Christian mobs rampaged through a southern Nigerian city Tuesday, burning mosques and killing several people in an outbreak of anti-Muslim violence that followed deadly protests against caricatures of the Prophet Muhammad over the weekend.
Residents and witnesses in the southern, predominantly Christian city of Onitsha said several Muslims with origins in the north were beaten to death by mobs which also burned two mosques there.
"The mosque at the main market has been burnt and I've counted at least six dead bodies on the streets," Izzy Uzor, an Onitsha resident and businessman, told The Associated Press by telephone. "The whole town is in a frenzy and people are running in all directions."
The violence appeared to be in reprisal for anti-Christian violence Saturday in the mostly Muslim northern city of Maiduguri in which thousands of Muslims protesting caricatures of the Prophet Muhammad attacked Christians and burned churches, killing at least 18 people.
Another Onitsha resident, Isotonu Achor, said one badly beaten Muslim man ran into his office from the streets to escape the violence.
"There is blood all over him and I'm scared they'll come for him here. If he doesn't get urgent treatment he will die," Achor said.
Police and government officials were not immediately available for comment.
Nigeria, Africa's most populous country of more than 130 million people, is roughly divided between a predominantly Muslim north and a mainly Christian south. Thousands of people have died in religious violence in Nigeria since 2000.
Saturday's protest over the cartoons of Prophet Muhammad in Maiduguri marked the first violent demonstrations over the issue in Nigeria. Police say at least 18 people, most of them Christians, died, and 30 churches were burned down. The Christian Association of Nigeria said at least 50 people were killed in the violence.

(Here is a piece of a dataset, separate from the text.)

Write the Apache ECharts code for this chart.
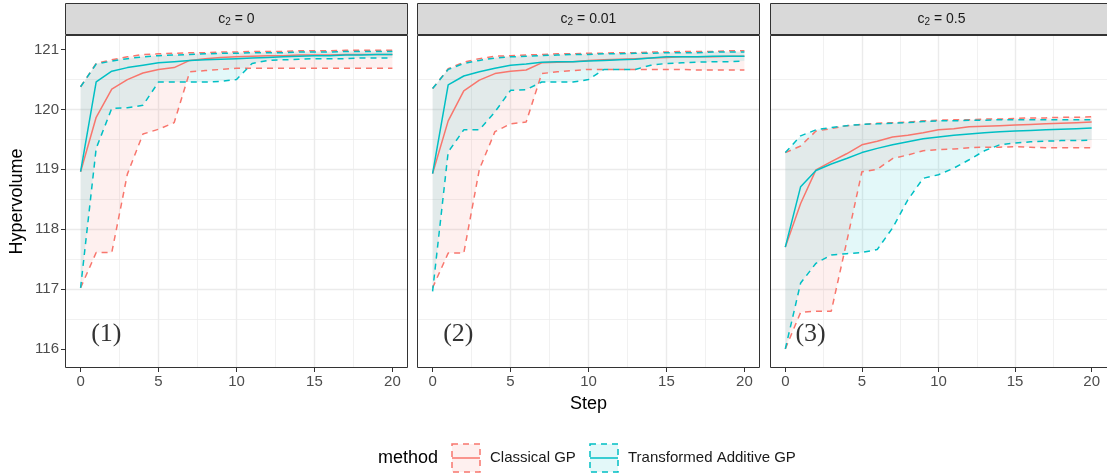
<!DOCTYPE html>
<html>
<head>
<meta charset="utf-8">
<script src="https://cdn.jsdelivr.net/npm/echarts@6/dist/echarts.min.js"></script>
<style>
html, body { margin: 0; padding: 0; background: #fff; }
#main { width: 1107px; height: 474px; }
</style>
</head>
<body>
<div id="main"></div>
<script>
// steps on the x axis
var steps = [0, 1, 2, 3, 4, 5, 6, 7, 8, 9, 10, 11, 12, 13, 14, 15, 16, 17, 18, 19, 20];
var xTicks = [0, 5, 10, 15, 20];
var yTicks = [116, 117, 118, 119, 120, 121];
var panelTitles = ['0', '0.01', '0.5'];
var panelTags = ['(1)', '(2)', '(3)'];
var methods = ['Classical GP', 'Transformed Additive GP'];

// c2 = 0
var c0ClassicalMid = [118.96, 119.87, 120.34, 120.50, 120.61, 120.67, 120.70, 120.82, 120.85, 120.87, 120.88, 120.89, 120.90, 120.90, 120.91, 120.91, 120.91, 120.92, 120.92, 120.92, 120.92];
var c0ClassicalLow = [117.02, 117.61, 117.61, 118.92, 119.59, 119.67, 119.78, 120.63, 120.65, 120.67, 120.69, 120.69, 120.69, 120.69, 120.69, 120.69, 120.69, 120.69, 120.69, 120.69, 120.69];
var c0ClassicalHigh = [120.38, 120.77, 120.83, 120.88, 120.92, 120.93, 120.94, 120.95, 120.95, 120.96, 120.96, 120.97, 120.97, 120.97, 120.98, 120.98, 120.98, 120.99, 120.99, 120.99, 120.99];
var c0AdditiveMid = [118.96, 120.46, 120.64, 120.70, 120.74, 120.78, 120.80, 120.82, 120.83, 120.84, 120.85, 120.86, 120.87, 120.88, 120.89, 120.90, 120.90, 120.91, 120.91, 120.92, 120.92];
var c0AdditiveLow = [117.02, 119.35, 120.02, 120.03, 120.07, 120.46, 120.46, 120.46, 120.46, 120.47, 120.50, 120.77, 120.82, 120.83, 120.84, 120.85, 120.85, 120.85, 120.86, 120.86, 120.86];
var c0AdditiveHigh = [120.38, 120.76, 120.81, 120.85, 120.88, 120.90, 120.91, 120.92, 120.93, 120.94, 120.94, 120.95, 120.95, 120.95, 120.96, 120.96, 120.96, 120.97, 120.97, 120.97, 120.97];

// c2 = 0.01
var c1ClassicalMid = [118.93, 119.81, 120.31, 120.49, 120.60, 120.64, 120.66, 120.78, 120.79, 120.80, 120.82, 120.83, 120.84, 120.85, 120.86, 120.87, 120.88, 120.88, 120.88, 120.89, 120.89];
var c1ClassicalLow = [117.02, 117.60, 117.60, 119.00, 119.63, 119.76, 119.79, 120.60, 120.63, 120.65, 120.67, 120.67, 120.67, 120.67, 120.67, 120.67, 120.67, 120.66, 120.66, 120.66, 120.66];
var c1ClassicalHigh = [120.35, 120.68, 120.79, 120.85, 120.89, 120.90, 120.91, 120.92, 120.93, 120.93, 120.94, 120.94, 120.95, 120.95, 120.96, 120.96, 120.97, 120.97, 120.97, 120.98, 120.98];
var c1AdditiveMid = [118.93, 120.41, 120.56, 120.63, 120.69, 120.74, 120.76, 120.79, 120.80, 120.80, 120.81, 120.82, 120.83, 120.84, 120.86, 120.88, 120.88, 120.88, 120.89, 120.89, 120.89];
var c1AdditiveLow = [116.96, 119.29, 119.66, 119.66, 119.96, 120.32, 120.33, 120.46, 120.46, 120.46, 120.50, 120.67, 120.67, 120.67, 120.74, 120.77, 120.78, 120.79, 120.80, 120.80, 120.81];
var c1AdditiveHigh = [120.35, 120.67, 120.77, 120.82, 120.86, 120.88, 120.89, 120.90, 120.91, 120.92, 120.92, 120.93, 120.93, 120.94, 120.94, 120.95, 120.95, 120.95, 120.96, 120.96, 120.96];

// c2 = 0.5
var c2ClassicalMid = [117.70, 118.43, 118.99, 119.13, 119.26, 119.41, 119.47, 119.54, 119.57, 119.61, 119.66, 119.68, 119.71, 119.72, 119.73, 119.74, 119.75, 119.76, 119.77, 119.78, 119.79];
var c2ClassicalLow = [116.00, 116.61, 116.63, 116.63, 117.78, 118.96, 119.00, 119.18, 119.24, 119.31, 119.33, 119.34, 119.36, 119.37, 119.37, 119.38, 119.37, 119.36, 119.36, 119.36, 119.36];
var c2ClassicalHigh = [119.28, 119.39, 119.64, 119.68, 119.73, 119.75, 119.77, 119.78, 119.79, 119.81, 119.82, 119.83, 119.83, 119.84, 119.84, 119.85, 119.86, 119.86, 119.87, 119.87, 119.88];
var c2AdditiveMid = [117.70, 118.71, 118.98, 119.09, 119.18, 119.28, 119.35, 119.41, 119.46, 119.51, 119.54, 119.57, 119.59, 119.61, 119.63, 119.64, 119.65, 119.66, 119.67, 119.68, 119.69];
var c2AdditiveLow = [116.00, 117.10, 117.43, 117.57, 117.59, 117.61, 117.66, 118.02, 118.49, 118.85, 118.91, 119.02, 119.16, 119.31, 119.41, 119.44, 119.46, 119.47, 119.48, 119.48, 119.49];
var c2AdditiveHigh = [119.28, 119.56, 119.66, 119.70, 119.73, 119.75, 119.76, 119.77, 119.78, 119.80, 119.81, 119.81, 119.82, 119.82, 119.83, 119.83, 119.83, 119.83, 119.83, 119.83, 119.83];

var panels = [
    [[c0ClassicalLow, c0ClassicalMid, c0ClassicalHigh], [c0AdditiveLow, c0AdditiveMid, c0AdditiveHigh]],
    [[c1ClassicalLow, c1ClassicalMid, c1ClassicalHigh], [c1AdditiveLow, c1AdditiveMid, c1AdditiveHigh]],
    [[c2ClassicalLow, c2ClassicalMid, c2ClassicalHigh], [c2AdditiveLow, c2AdditiveMid, c2AdditiveHigh]]
];

var colors = ['#F8766D', '#00BFC4'];
var fills = ['rgba(248,118,109,0.11)', 'rgba(0,191,196,0.11)'];
var FONT = 'Liberation Sans';

var panelLeft = [65, 417, 770];
var panelW = 343, panelTop = 35, panelH = 333;

var myChart = echarts.init(document.getElementById('main'), null, {renderer: 'canvas'});

function pairs(arr) {
    return steps.map(function (s, i) { return [s, arr[i]]; });
}

function ribbon(p, m) {
    var lo = panels[p][m][0], hi = panels[p][m][2];
    return {
        type: 'custom',
        name: methods[m],
        xAxisIndex: p,
        yAxisIndex: p,
        silent: true,
        z: 1,
        data: steps.map(function (s, i) { return [s, lo[i], hi[i]]; }),
        encode: {x: 0, y: [1, 2]},
        renderItem: function (params, api) {
            if (params.dataIndex !== 0) return;
            var pts = [];
            for (var i = 0; i < steps.length; i++) pts.push(api.coord([steps[i], hi[i]]));
            for (var j = steps.length - 1; j >= 0; j--) pts.push(api.coord([steps[j], lo[j]]));
            return {type: 'polygon', shape: {points: pts}, style: {fill: fills[m], stroke: null}};
        }
    };
}

function line(p, m, k, dashed) {
    return {
        type: 'line',
        name: methods[m],
        xAxisIndex: p,
        yAxisIndex: p,
        silent: true,
        z: 2,
        symbol: 'none',
        data: pairs(panels[p][m][k]),
        lineStyle: {color: colors[m], width: 1.5, type: dashed ? [6, 5] : 'solid'}
    };
}

var series = [];
for (var p = 0; p < 3; p++) {
    for (var m = 0; m < 2; m++) {
        series.push(ribbon(p, m));
        series.push(line(p, m, 0, true));
        series.push(line(p, m, 2, true));
    }
    series.push(line(p, 0, 1, false));
    series.push(line(p, 1, 1, false));
    series.push({
        type: 'scatter',
        xAxisIndex: p,
        yAxisIndex: p,
        silent: true,
        z: 3,
        symbolSize: 1,
        itemStyle: {color: 'rgba(0,0,0,0)'},
        data: [[1.65, 116.24]],
        label: {
            show: true, position: 'inside', formatter: panelTags[p],
            fontFamily: 'Liberation Serif', fontSize: 26, color: '#000'
        }
    });
}

var grids = panelLeft.map(function (l) {
    return {left: l, top: panelTop, width: panelW, height: panelH, show: true, backgroundColor: '#fff', borderWidth: 0};
});

var xAxes = panelLeft.map(function (l, i) {
    return {
        type: 'value', gridIndex: i, position: 'bottom', min: -1, max: 21, minInterval: 5, maxInterval: 5,
        axisLine: {show: false, onZero: false},
        axisTick: {show: true, length: 4, customValues: xTicks, lineStyle: {color: '#333', width: 1}},
        axisLabel: {
            customValues: xTicks, color: '#4d4d4d', fontSize: 15, fontFamily: FONT, margin: 6,
            formatter: function (v) { return v % 5 === 0 ? String(v) : ''; }
        },
        splitLine: {show: true, showMinLine: false, showMaxLine: false, lineStyle: {color: '#ebebeb', width: 1.4}},
        minorTick: {show: false, splitNumber: 2},
        minorSplitLine: {show: true, lineStyle: {color: '#ebebeb', width: 0.7}},
        name: i === 1 ? 'Step' : '',
        nameLocation: 'middle',
        nameGap: 27,
        nameTextStyle: {color: '#000', fontSize: 18, fontFamily: FONT}
    };
});

var yAxes = panelLeft.map(function (l, i) {
    return {
        type: 'value', gridIndex: i, position: 'left', min: 115.68, max: 121.245, minInterval: 1, maxInterval: 1,
        axisLine: {show: false, onZero: false},
        axisTick: {show: i === 0, length: 4, customValues: yTicks, lineStyle: {color: '#333', width: 1}},
        axisLabel: {
            show: i === 0, customValues: yTicks, color: '#4d4d4d', fontSize: 15, fontFamily: FONT, margin: 6,
            formatter: function (v) { return Math.abs(v - Math.round(v)) < 1e-6 ? String(v) : ''; }
        },
        splitLine: {show: true, showMinLine: false, showMaxLine: false, lineStyle: {color: '#ebebeb', width: 1.4}},
        minorTick: {show: false, splitNumber: 2},
        minorSplitLine: {show: true, lineStyle: {color: '#ebebeb', width: 0.7}},
        name: i === 0 ? 'Hypervolume' : '',
        nameLocation: 'middle',
        nameGap: 39,
        nameTextStyle: {color: '#000', fontSize: 18, fontFamily: FONT}
    };
});

// strips, panel borders and the legend
var graphics = [];
panelLeft.forEach(function (l, i) {
    graphics.push({
        type: 'rect', z: 100, silent: true,
        shape: {x: l + 0.5, y: 3.5, width: panelW - 1, height: panelTop - 4},
        style: {fill: '#d9d9d9', stroke: '#333', lineWidth: 1}
    });
    graphics.push({
        type: 'text', z: 101, silent: true, x: l + panelW / 2, y: 19,
        style: {
            text: '{c|c}{s|2}{c| = ' + panelTitles[i] + '}',
            align: 'center', verticalAlign: 'middle',
            rich: {
                c: {fontSize: 14, fontFamily: FONT, fill: '#1a1a1a', color: '#1a1a1a'},
                s: {fontSize: 10, fontFamily: FONT, fill: '#1a1a1a', color: '#1a1a1a', padding: [7, 0, 0, 0]}
            }
        }
    });
    graphics.push({
        type: 'rect', z: 100, silent: true,
        shape: {x: l + 0.5, y: panelTop + 0.5, width: panelW - 1, height: panelH - 1},
        style: {fill: null, stroke: '#333', lineWidth: 1}
    });
});

var legendY = 458;
graphics.push({
    type: 'text', z: 100, silent: true, x: 378, y: legendY,
    style: {text: 'method', fontSize: 18, fontFamily: FONT, fill: '#000', verticalAlign: 'middle'}
});
var keyX = [452, 590], labelX = [490, 628];
methods.forEach(function (name, m) {
    graphics.push({
        type: 'rect', z: 100, silent: true,
        shape: {x: keyX[m], y: legendY - 14, width: 28, height: 28},
        style: {fill: fills[m], stroke: colors[m], lineWidth: 1.5, lineDash: [6, 5]}
    });
    graphics.push({
        type: 'line', z: 100, silent: true,
        shape: {x1: keyX[m], y1: legendY, x2: keyX[m] + 28, y2: legendY},
        style: {stroke: colors[m], lineWidth: 1.5}
    });
    graphics.push({
        type: 'text', z: 100, silent: true, x: labelX[m], y: legendY,
        style: {text: name, fontSize: 15, fontFamily: FONT, fill: '#1a1a1a', verticalAlign: 'middle'}
    });
});

var option = {
    animation: false,
    backgroundColor: '#fff',
    textStyle: {fontFamily: FONT},
    grid: grids,
    xAxis: xAxes,
    yAxis: yAxes,
    series: series,
    graphic: graphics
};

myChart.setOption(option);
</script>
</body>
</html>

The cartoons, which first appeared in a Danish newspaper in September, have set off sometimes violent protests around the world. One caricature shows Muhammad wearing a bomb-shaped turban with an ignited fuse.
Islam widely holds that representations of Muhammad are banned for fear they could lead to idolatry.
A Danish newspaper first printed the caricatures in September. Other newspapers, mostly in Europe, have reprinted the pictures, asserting their news value and the right to freedom of expression.